- [Records for this task]
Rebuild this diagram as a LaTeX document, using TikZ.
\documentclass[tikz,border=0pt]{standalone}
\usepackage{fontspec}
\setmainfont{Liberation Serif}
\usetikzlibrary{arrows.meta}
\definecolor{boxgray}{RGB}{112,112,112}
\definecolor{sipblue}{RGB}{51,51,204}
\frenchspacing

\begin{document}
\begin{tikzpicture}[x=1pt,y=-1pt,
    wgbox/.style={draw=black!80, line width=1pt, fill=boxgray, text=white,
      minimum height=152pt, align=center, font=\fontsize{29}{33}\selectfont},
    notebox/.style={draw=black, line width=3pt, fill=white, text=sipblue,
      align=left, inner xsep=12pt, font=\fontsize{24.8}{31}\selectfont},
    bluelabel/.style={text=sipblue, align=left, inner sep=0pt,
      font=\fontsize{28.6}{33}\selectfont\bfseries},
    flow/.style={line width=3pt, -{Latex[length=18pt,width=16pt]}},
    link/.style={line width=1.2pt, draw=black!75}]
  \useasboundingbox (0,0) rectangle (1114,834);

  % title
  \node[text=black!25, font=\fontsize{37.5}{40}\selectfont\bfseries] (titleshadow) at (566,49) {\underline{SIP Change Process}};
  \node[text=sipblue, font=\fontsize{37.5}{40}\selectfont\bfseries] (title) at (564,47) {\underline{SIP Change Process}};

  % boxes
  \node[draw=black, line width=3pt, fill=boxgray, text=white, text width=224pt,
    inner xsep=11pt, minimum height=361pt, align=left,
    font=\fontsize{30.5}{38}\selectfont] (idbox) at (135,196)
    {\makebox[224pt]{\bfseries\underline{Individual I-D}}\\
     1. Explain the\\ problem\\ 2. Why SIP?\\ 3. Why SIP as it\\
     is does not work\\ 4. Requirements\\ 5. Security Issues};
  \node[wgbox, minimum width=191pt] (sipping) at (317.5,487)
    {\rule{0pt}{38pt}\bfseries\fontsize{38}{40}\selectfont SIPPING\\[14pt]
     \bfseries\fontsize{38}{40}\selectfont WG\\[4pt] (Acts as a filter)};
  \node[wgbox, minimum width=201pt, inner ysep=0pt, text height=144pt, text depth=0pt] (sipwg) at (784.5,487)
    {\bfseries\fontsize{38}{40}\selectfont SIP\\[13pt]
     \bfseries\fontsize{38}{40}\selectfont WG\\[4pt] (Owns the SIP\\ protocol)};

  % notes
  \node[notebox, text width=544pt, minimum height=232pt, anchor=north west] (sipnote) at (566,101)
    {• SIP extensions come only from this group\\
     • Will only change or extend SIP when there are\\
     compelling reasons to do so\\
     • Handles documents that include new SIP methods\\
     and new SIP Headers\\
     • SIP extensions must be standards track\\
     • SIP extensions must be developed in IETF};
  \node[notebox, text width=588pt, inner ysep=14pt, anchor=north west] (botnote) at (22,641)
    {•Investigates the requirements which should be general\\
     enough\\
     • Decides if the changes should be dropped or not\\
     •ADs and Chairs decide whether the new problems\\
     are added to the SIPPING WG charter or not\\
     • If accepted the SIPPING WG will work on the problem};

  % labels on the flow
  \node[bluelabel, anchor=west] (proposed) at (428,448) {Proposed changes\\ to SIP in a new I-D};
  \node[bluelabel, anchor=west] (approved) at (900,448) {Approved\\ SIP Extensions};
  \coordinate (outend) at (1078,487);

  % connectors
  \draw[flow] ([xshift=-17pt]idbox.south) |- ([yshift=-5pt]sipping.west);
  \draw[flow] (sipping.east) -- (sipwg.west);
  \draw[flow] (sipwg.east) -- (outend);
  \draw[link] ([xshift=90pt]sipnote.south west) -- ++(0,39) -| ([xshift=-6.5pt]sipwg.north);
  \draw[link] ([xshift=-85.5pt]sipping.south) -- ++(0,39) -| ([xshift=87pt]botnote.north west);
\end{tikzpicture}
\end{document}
* * *
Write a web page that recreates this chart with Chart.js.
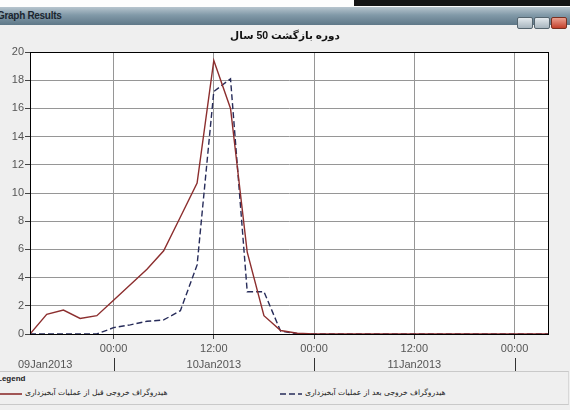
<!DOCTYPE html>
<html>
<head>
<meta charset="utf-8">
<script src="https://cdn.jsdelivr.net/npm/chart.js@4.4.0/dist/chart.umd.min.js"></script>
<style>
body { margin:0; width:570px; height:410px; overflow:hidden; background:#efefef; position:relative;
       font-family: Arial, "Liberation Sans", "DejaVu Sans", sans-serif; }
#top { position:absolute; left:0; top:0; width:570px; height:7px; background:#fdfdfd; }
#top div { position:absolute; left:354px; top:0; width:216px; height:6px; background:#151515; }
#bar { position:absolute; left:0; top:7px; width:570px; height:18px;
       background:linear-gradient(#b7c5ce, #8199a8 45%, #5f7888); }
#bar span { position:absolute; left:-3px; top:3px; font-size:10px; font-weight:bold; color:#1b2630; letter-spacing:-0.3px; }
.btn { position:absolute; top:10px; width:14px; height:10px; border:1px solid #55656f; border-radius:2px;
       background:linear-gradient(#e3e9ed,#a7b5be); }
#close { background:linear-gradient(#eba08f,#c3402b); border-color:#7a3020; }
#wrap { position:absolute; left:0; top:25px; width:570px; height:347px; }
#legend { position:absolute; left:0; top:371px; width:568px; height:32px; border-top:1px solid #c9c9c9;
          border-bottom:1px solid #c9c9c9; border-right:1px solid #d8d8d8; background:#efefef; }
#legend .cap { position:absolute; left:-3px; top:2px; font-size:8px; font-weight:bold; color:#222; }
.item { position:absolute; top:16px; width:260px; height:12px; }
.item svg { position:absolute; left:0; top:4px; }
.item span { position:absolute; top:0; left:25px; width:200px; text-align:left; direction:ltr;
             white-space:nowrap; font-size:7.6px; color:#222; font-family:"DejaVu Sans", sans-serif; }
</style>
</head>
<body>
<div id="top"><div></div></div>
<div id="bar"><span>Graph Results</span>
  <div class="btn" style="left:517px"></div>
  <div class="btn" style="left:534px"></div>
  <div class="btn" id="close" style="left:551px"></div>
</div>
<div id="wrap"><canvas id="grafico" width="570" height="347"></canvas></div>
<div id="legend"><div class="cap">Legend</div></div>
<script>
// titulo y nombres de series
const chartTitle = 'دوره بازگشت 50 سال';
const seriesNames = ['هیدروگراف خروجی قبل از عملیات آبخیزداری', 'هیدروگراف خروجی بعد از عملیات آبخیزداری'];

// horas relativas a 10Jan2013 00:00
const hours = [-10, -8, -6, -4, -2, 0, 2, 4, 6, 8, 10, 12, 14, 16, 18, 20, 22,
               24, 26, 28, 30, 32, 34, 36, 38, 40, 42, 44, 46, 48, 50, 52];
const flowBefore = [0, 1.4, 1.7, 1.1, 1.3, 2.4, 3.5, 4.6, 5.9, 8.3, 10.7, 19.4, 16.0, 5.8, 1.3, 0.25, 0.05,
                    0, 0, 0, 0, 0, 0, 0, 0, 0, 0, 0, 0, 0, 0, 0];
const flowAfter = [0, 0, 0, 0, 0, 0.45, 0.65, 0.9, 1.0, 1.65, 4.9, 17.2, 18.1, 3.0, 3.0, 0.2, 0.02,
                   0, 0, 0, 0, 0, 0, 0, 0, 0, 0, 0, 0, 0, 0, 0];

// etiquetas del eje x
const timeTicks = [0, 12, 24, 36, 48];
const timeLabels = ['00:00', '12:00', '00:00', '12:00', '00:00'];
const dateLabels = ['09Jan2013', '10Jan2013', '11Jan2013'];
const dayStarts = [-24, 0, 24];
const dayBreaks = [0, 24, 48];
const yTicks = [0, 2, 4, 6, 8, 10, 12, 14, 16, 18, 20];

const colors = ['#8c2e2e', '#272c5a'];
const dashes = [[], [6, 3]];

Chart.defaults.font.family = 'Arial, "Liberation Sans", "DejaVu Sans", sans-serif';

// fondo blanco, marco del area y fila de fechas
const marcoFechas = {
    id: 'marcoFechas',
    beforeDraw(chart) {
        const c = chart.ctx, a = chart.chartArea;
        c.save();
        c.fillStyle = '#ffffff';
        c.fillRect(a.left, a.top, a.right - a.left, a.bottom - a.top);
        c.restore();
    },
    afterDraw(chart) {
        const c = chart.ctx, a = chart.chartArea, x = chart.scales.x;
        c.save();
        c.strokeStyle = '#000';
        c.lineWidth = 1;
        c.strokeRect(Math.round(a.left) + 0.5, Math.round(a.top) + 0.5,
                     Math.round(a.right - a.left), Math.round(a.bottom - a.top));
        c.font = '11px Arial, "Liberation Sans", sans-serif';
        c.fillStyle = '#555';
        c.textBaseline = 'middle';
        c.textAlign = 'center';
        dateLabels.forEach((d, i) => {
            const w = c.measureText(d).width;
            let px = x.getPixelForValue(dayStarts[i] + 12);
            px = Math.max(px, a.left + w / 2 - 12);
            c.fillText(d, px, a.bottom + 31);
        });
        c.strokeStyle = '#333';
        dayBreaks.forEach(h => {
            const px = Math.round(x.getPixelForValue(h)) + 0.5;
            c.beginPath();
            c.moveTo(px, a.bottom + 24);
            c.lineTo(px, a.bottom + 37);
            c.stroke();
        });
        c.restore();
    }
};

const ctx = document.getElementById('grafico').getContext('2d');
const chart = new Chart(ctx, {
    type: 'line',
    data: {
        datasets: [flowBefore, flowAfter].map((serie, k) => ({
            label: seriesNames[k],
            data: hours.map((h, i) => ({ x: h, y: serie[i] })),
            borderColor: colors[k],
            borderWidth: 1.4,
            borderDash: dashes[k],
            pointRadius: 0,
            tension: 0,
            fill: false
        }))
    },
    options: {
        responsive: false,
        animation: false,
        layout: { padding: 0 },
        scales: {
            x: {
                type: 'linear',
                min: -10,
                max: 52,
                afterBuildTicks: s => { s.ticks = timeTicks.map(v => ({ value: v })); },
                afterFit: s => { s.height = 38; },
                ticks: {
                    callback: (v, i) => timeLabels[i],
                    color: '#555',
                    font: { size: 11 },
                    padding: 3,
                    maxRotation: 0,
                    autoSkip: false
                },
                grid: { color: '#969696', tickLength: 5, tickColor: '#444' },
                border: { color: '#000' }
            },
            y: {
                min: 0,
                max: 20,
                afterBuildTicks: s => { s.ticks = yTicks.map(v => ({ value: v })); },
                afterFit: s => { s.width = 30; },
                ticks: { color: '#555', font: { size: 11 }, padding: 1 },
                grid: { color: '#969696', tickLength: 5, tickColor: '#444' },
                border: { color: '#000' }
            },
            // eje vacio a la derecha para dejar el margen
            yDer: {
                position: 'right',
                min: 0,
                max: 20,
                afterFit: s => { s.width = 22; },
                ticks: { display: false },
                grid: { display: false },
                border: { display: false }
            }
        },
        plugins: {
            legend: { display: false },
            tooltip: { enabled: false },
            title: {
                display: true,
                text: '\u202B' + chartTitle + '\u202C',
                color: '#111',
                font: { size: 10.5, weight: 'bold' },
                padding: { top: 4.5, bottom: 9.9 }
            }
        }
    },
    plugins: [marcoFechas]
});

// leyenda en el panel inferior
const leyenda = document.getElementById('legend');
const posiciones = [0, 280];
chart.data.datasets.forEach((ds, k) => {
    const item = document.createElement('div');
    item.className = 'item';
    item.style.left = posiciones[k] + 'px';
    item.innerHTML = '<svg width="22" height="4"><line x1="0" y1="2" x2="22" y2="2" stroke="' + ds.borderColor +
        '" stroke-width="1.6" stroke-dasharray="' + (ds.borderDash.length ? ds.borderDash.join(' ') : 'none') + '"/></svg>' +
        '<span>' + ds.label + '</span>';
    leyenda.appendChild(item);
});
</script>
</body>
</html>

- [Task instructions] Repeat, word for word, only the lines from the line holding "Rebuild this diagram" through the line holding "(title) at (564,47)", with both of those lines included.

- [Task response]
Rebuild this diagram as a LaTeX document, using TikZ.
\documentclass[tikz,border=0pt]{standalone}
\usepackage{fontspec}
\setmainfont{Liberation Serif}
\usetikzlibrary{arrows.meta}
\definecolor{boxgray}{RGB}{112,112,112}
\definecolor{sipblue}{RGB}{51,51,204}
\frenchspacing

\begin{document}
\begin{tikzpicture}[x=1pt,y=-1pt,
    wgbox/.style={draw=black!80, line width=1pt, fill=boxgray, text=white,
      minimum height=152pt, align=center, font=\fontsize{29}{33}\selectfont},
    notebox/.style={draw=black, line width=3pt, fill=white, text=sipblue,
      align=left, inner xsep=12pt, font=\fontsize{24.8}{31}\selectfont},
    bluelabel/.style={text=sipblue, align=left, inner sep=0pt,
      font=\fontsize{28.6}{33}\selectfont\bfseries},
    flow/.style={line width=3pt, -{Latex[length=18pt,width=16pt]}},
    link/.style={line width=1.2pt, draw=black!75}]
  \useasboundingbox (0,0) rectangle (1114,834);

  % title
  \node[text=black!25, font=\fontsize{37.5}{40}\selectfont\bfseries] (titleshadow) at (566,49) {\underline{SIP Change Process}};
  \node[text=sipblue, font=\fontsize{37.5}{40}\selectfont\bfseries] (title) at (564,47) {\underline{SIP Change Process}};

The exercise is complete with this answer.